Short problem:
A verbatim copy is needed of the lines from the one containing "Write the matplotlib code for this chart." down to the one containing "plt.rcParams['font.family'] = ['Liberation", inclusive. Print it with no pictures.

Provided records:
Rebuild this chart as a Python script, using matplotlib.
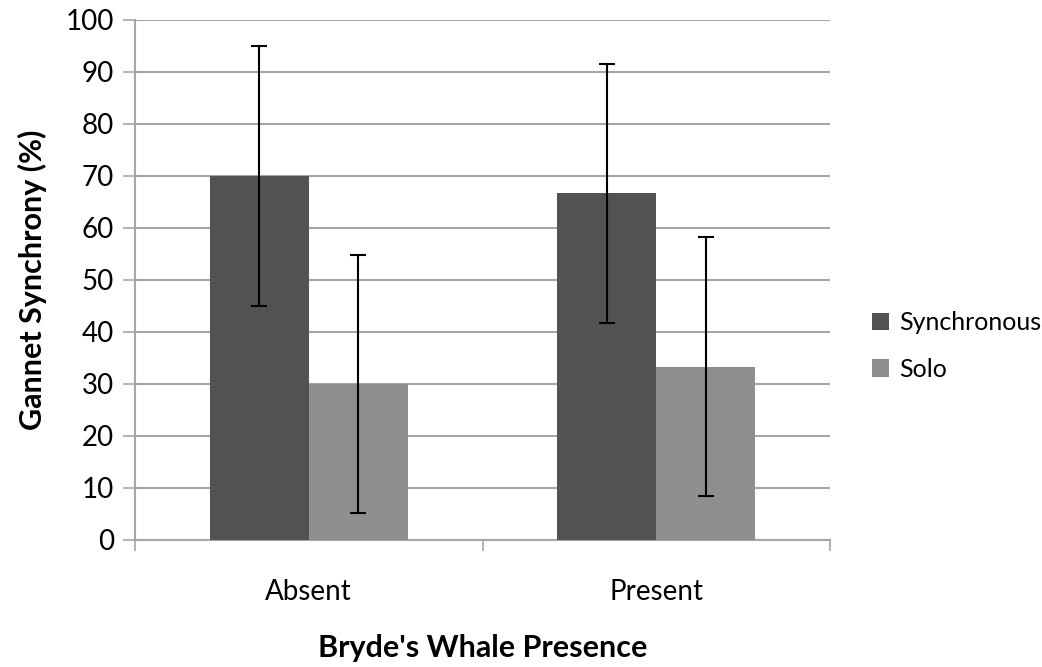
import matplotlib
matplotlib.use("Agg")
import matplotlib.pyplot as plt
import numpy as np

categories = ["Absent", "Present"]
synchronous = [70.0, 66.7]
solo = [30.0, 33.3]
synchronous_err = [25.0, 24.9]
solo_err = [24.8, 24.9]

plt.rcParams['font.family'] = ['Lato', 'DejaVu Sans']

fig = plt.figure(figsize=(10.42, 6.67), dpi=100)
ax = fig.add_axes([135/1042, 1-540/667, (830-135)/1042, (540-20)/667])

x = np.arange(len(categories))
w = 0.285
ax.bar(x - w/2, synchronous, w, color="#525252", label="Synchronous", zorder=3)
ax.bar(x + w/2, solo, w, color="#8f8f8f", label="Solo", zorder=3)
ax.errorbar(x - w/2, synchronous, yerr=synchronous_err, fmt="none", ecolor="black",
            elinewidth=1.5, capsize=6, capthick=1.5, zorder=4)
ax.errorbar(x + w/2, solo, yerr=solo_err, fmt="none", ecolor="black",
            elinewidth=1.5, capsize=6, capthick=1.5, zorder=4)

ax.set_xlim(-0.5, 1.5)
ax.set_ylim(0, 100)
ax.set_yticks(np.arange(0, 101, 10))
ax.yaxis.grid(True, color="#a6a6a6", linewidth=1.5, zorder=0)
ax.set_axisbelow(True)

ax.set_xticks([-0.5, 0.5, 1.5], minor=False)
ax.set_xticklabels([])
ax.set_xticks(x, minor=True)
ax.set_xticklabels(categories, minor=True, fontsize=20)
ax.tick_params(axis="x", which="minor", length=0, pad=28)
ax.tick_params(axis="x", which="major", length=8, width=1.2, color="#a6a6a6", direction="out")
ax.tick_params(axis="y", length=9, width=1.2, color="#a6a6a6", labelsize=20, pad=6)

for s in ["top", "right"]:
    ax.spines[s].set_visible(False)
for s in ["left", "bottom"]:
    ax.spines[s].set_color("#a6a6a6")
    ax.spines[s].set_linewidth(1.5)

ax.set_ylabel("Gannet Synchrony (%)", fontsize=22, fontweight="bold", va="center")
ax.yaxis.set_label_coords(-(135-32)/695, 0.5)
ax.set_xlabel("Bryde's Whale Presence", fontsize=22, fontweight="bold", va="center")
ax.xaxis.set_label_coords(0.5, -(648-540)/520)

leg = ax.legend(loc="center left", bbox_to_anchor=(1.06, 0.373), frameon=False,
                fontsize=18, handlelength=0.7, handleheight=0.7, handletextpad=0.4,
                labelspacing=0.95, borderaxespad=0, borderpad=0)

fig.savefig("out.png", dpi=100)
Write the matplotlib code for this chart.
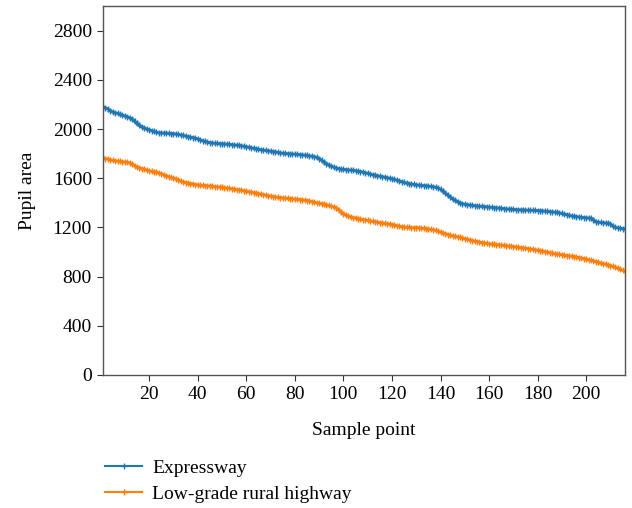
import matplotlib
matplotlib.use("Agg")
import matplotlib.pyplot as plt
import numpy as np

plt.rcParams['font.family'] = ['Liberation Serif', 'DejaVu Serif']

# pupil area per sample point, sorted descending
expressway = [
    2180, 2172, 2165, 2150, 2140, 2132, 2128, 2120, 2112, 2108,
    2100, 2092, 2080, 2062, 2045, 2030, 2018, 2008, 2000, 1994,
    1988, 1980, 1974, 1970, 1969, 1967, 1966, 1965, 1963, 1962,
    1960, 1956, 1952, 1948, 1944, 1938, 1934, 1930, 1926, 1920,
    1912, 1905, 1899, 1894, 1890, 1887, 1885, 1883, 1882, 1880,
    1879, 1877, 1875, 1873, 1871, 1869, 1867, 1864, 1860, 1856,
    1852, 1848, 1844, 1840, 1836, 1832, 1829, 1826, 1823, 1820,
    1817, 1814, 1810, 1806, 1803, 1801, 1800, 1798, 1797, 1796,
    1794, 1792, 1790, 1788, 1785, 1782, 1779, 1775, 1770, 1760,
    1745, 1730, 1718, 1706, 1698, 1690, 1684, 1678, 1674, 1672,
    1670, 1668, 1666, 1664, 1661, 1658, 1654, 1650, 1645, 1640,
    1634, 1628, 1624, 1620, 1616, 1612, 1608, 1604, 1600, 1596,
    1590, 1584, 1578, 1572, 1566, 1560, 1556, 1552, 1549, 1546,
    1544, 1542, 1540, 1538, 1536, 1533, 1530, 1527, 1520, 1510,
    1495, 1478, 1462, 1448, 1432, 1420, 1410, 1400, 1392, 1388,
    1385, 1382, 1379, 1377, 1375, 1373, 1371, 1369, 1367, 1365,
    1363, 1361, 1359, 1357, 1355, 1353, 1351, 1349, 1347, 1346,
    1345, 1344, 1343, 1342, 1341, 1340, 1340, 1339, 1338, 1337,
    1336, 1334, 1332, 1330, 1328, 1326, 1324, 1322, 1318, 1313,
    1308, 1303, 1298, 1294, 1291, 1288, 1285, 1282, 1280, 1278,
    1277, 1275, 1262, 1245, 1242, 1240, 1238, 1236, 1234, 1228,
    1212, 1200, 1196, 1192, 1190, 1188,
]

rural = [
    1768, 1760, 1755, 1750, 1746, 1742, 1738, 1736, 1734, 1732,
    1730, 1724, 1712, 1700, 1692, 1685, 1678, 1672, 1666, 1660,
    1656, 1652, 1648, 1642, 1636, 1628, 1620, 1612, 1606, 1600,
    1594, 1586, 1578, 1570, 1564, 1560, 1556, 1552, 1548, 1545,
    1543, 1541, 1540, 1538, 1536, 1534, 1532, 1530, 1528, 1526,
    1523, 1520, 1517, 1514, 1511, 1508, 1505, 1502, 1498, 1494,
    1490, 1486, 1482, 1478, 1474, 1470, 1466, 1462, 1458, 1454,
    1450, 1447, 1444, 1442, 1440, 1438, 1436, 1434, 1432, 1430,
    1428, 1426, 1424, 1421, 1418, 1414, 1410, 1405, 1400, 1396,
    1392, 1388, 1384, 1378, 1372, 1366, 1360, 1345, 1325, 1310,
    1300, 1292, 1286, 1280, 1276, 1272, 1268, 1264, 1260, 1256,
    1252, 1249, 1246, 1242, 1238, 1235, 1232, 1229, 1226, 1222,
    1218, 1214, 1210, 1206, 1203, 1201, 1200, 1199, 1198, 1197,
    1196, 1194, 1192, 1189, 1186, 1183, 1180, 1176, 1170, 1162,
    1155, 1148, 1142, 1136, 1130, 1126, 1122, 1118, 1113, 1108,
    1103, 1098, 1093, 1089, 1085, 1081, 1077, 1073, 1070, 1066,
    1064, 1062, 1060, 1058, 1056, 1054, 1052, 1049, 1046, 1043,
    1040, 1038, 1035, 1033, 1030, 1027, 1024, 1021, 1017, 1013,
    1010, 1006, 1002, 998, 994, 990, 986, 983, 980, 977,
    974, 971, 968, 965, 962, 958, 954, 950, 946, 942,
    937, 932, 927, 922, 916, 910, 905, 900, 895, 889,
    882, 875, 867, 859, 851, 842,
]

samples = np.arange(1, len(expressway) + 1)

fig = plt.figure(figsize=(6.32, 5.08), dpi=100)
ax = fig.add_axes([0.163, 0.262, 0.826, 0.726])

ax.plot(samples, expressway, color='#1f77b4', marker='+', markersize=5,
        linewidth=2, label='Expressway')
ax.plot(samples, rural, color='#ff7f0e', marker='+', markersize=5,
        linewidth=2, label='Low-grade rural highway')

ax.set_xlim(1, 216)
ax.set_ylim(0, 3000)
ax.set_xticks(range(20, 201, 20))
ax.set_yticks(range(0, 2801, 400))
ax.tick_params(labelsize=14, direction='out', length=4, pad=4, color='#333333')
for s in ax.spines.values():
    s.set_color('#555555')
    s.set_linewidth(1.0)

ax.set_xlabel('Sample point', fontsize=14, labelpad=14)
ax.set_ylabel('Pupil area', fontsize=14, labelpad=12)

leg = fig.legend(loc='upper left', bbox_to_anchor=(0.139, 0.13), frameon=False,
                 fontsize=14, handlelength=1.9, handletextpad=0.5,
                 labelspacing=0.42)
for h in leg.legend_handles:
    h.set_linewidth(1.5)
    h.set_markersize(4)

fig.savefig('out.png', dpi=100)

Output below:
Write the matplotlib code for this chart.
import matplotlib
matplotlib.use("Agg")
import matplotlib.pyplot as plt
import numpy as np

plt.rcParams['font.family'] = ['Liberation Serif', 'DejaVu Serif']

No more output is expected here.